Dave Landry edited this page Aug 31, 2016 · 1 revision

Data is returned by the API as JSON, with the column headers separated from each data point. This is done to reduce the overall file size of the data being transferred, which in turn dramatically speeds up the loading time. For example, let's look at the data of average wage for each state. Here is what our data call would look like:

http://api.datausa.io/api/?show=geo&sumlevel=state&required=avg_wage

If you copy/paste that URL into a web browser, you should see results that look like this:

{
  "data": [
    [2014, "04000US01", 41185.2],
    [2014, "04000US02", 51959.1],
    [2014, "04000US04", 43582.8],
    [2014, "04000US05", 38570.2],
    [2014, "04000US06", 51851.5],
    ...
  ],
  "headers": ["year", "geo", "avg_wage"],
  "source": {
    "link": "http://census.gov/programs-surveys/acs/technical-documentation/pums.html",
    "org": "Census Bureau",
    "table": "yg",
    "supported_levels": {
      "geo": ["nation", "state", "puma", "all"]
    },
    "dataset": "ACS PUMS 1-year Estimate"
  },
  "subs": {},
  "logic": [
    {
      "link": "http://census.gov/programs-surveys/acs/technical-documentation/pums.html",
      "org": "Census Bureau",
      "table": "yg",
      "supported_levels": {
        "geo": ["nation", "state", "puma", "all"]
      },
      "dataset": "ACS PUMS 1-year Estimate"
    },
    {
      "link": "http://census.gov/programs-surveys/acs/technical-documentation/pums.html",
      "org": "Census Bureau",
      "table": "ygo",
      "supported_levels": {
        "soc": ["0", "1", "2", "3", "all"],
        "geo": ["nation", "state", "puma", "all"]
      },
      "dataset": "ACS PUMS 5-year Estimate"
    },
    ...
  ]
}

In addition to the data and headers, the API also provides information on the data source, as well as all of the other possible tables that could have provided the data. The Data API includes logic to determine which table best suits the query, based on granularity and margin of error.

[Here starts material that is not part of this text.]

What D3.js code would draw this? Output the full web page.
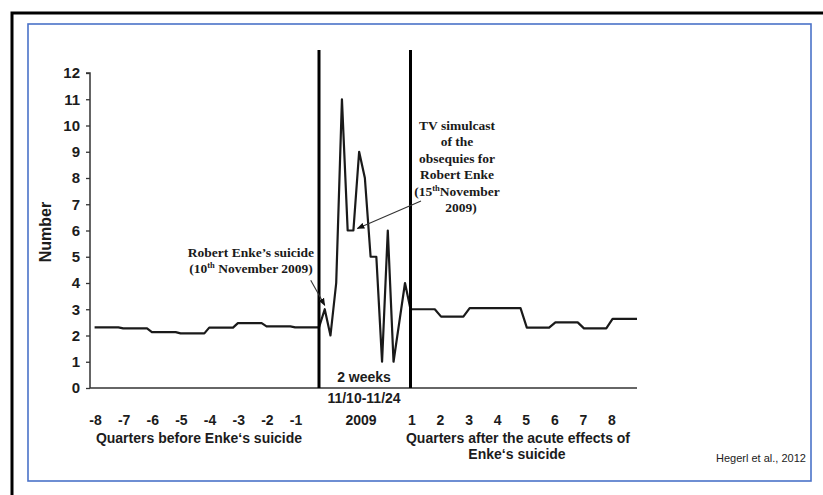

A common use case when using the API to build visualizations is to load the data in a client-side AJAX request and pass that as an array of objects to a visualization library. Here is an example that uses D3 to load the data, and then combines the headers with the data array in preparation for the visualization:

var url = "http://api.datausa.io/api/?show=geo&sumlevel=state&required=avg_wage";

d3.json(url, function(json) {

  var data = json.data.map(function(data){
    return json.headers.reduce(function(obj, header, i){
      obj[header] = data[i];
      return obj;
    }, {});
  });

});

Using the Data USA API in Python is very similar to the Javascript approach listed above. Here is an example using the open source requests library to load the data (install using pip install requests):

import requests

url = "http://api.datausa.io/api/?show=geo&sumlevel=state&required=avg_wage"

json = requests.get(url).json()

data = [dict(zip(json["headers"], d)) for d in json["data"]]